I recently went through the medium posts about AQUA tokenomics and tried to figure out why AQUA is experiencing a rapid decline towards 0. In case I´m basing my following analysis on incomplete information, please let me know and provide links to the missing pieces.
These are the main characteristics I gathered:
- Unlimited supply
- Initial airdrop of 800m tokens
- Aqua Is generated in excess value of 50-100% of accumulated trading fees at time of unstaking and send to user.
- A dropping AQUA price leads to exponential minting when people unstake to match the dollar value of accumulated LP rewards plus the premium.

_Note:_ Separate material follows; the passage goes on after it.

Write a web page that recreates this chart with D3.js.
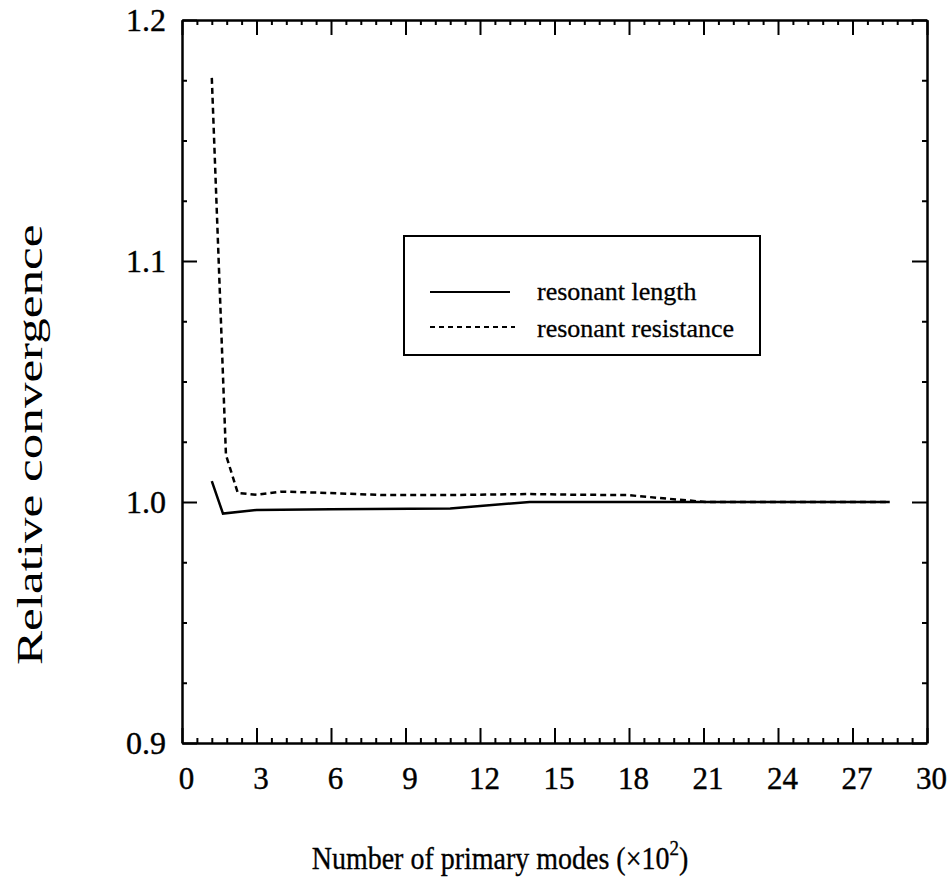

- Diversification of LP investments
- “free money”
A weakness right there is that AQUA doesn´t have any real use case except for investment diversification. Free money is worth 0 because it´s literally free and anyone can create their own play token. Governance rights of a young start-up protocol go towards zero as well because there is no treasury to manage and no influence on other protocols. Since there is NO VALUE CAPTURE of the use case of diversifying LP investments by the protocol, there is no revenue stream for the treasury to be expected, hence this value will stay at 0 without design change.
This initial analysis tells that AQUA only has 1 single use case which doesn´t transfer additional value to the token holders. However, the supply is being constantly inflated, leading to an exponential price decline towards zero. This doesn´t stop when burning Aqua in exchange to LP fees is enabled because then people will just burn the token to get out their farmed value – which leaves the protocol useless.
To go one step further, I developed a game theory payoff matrix of Aqua users who are pooling their LP tokens. The actions are related to the Aqua token.
|Selling immediately||HODL!||Buy more|
|Selling immediately||2 / 2||3 / -1||4 / -2|
|HODL!||-1 / 3||0 / 0||1 / -1|
|Buy more||-2 / 4||-1 / 3||1 / 1|
For player A and player B the dominant strategy is “selling immediately”. This means, no matter what other participants are doing, everyone will always sell because the payoff is the best.
The Nash Equilibrium is in the configuration Selling / Selling, which means players get stuck in this configuration once it happens. Because selling is the dominant strategy for all players, the token is guaranteed to end up there, which is what we can observe.
In conclusion, the game needs to be changed. Tokenomics and protocol design need to be revamped to lead to a dominant strategy of buying or at least holding for all users.
I think the general idea of providing LP investment diversification is nice, but it needs quite a bit of refinement.
In my view, Flash V3 is becoming what Aqua wanted to be - plus the extra neat feature of upfront yield.
Hope that helps and let me know if I missed some important information.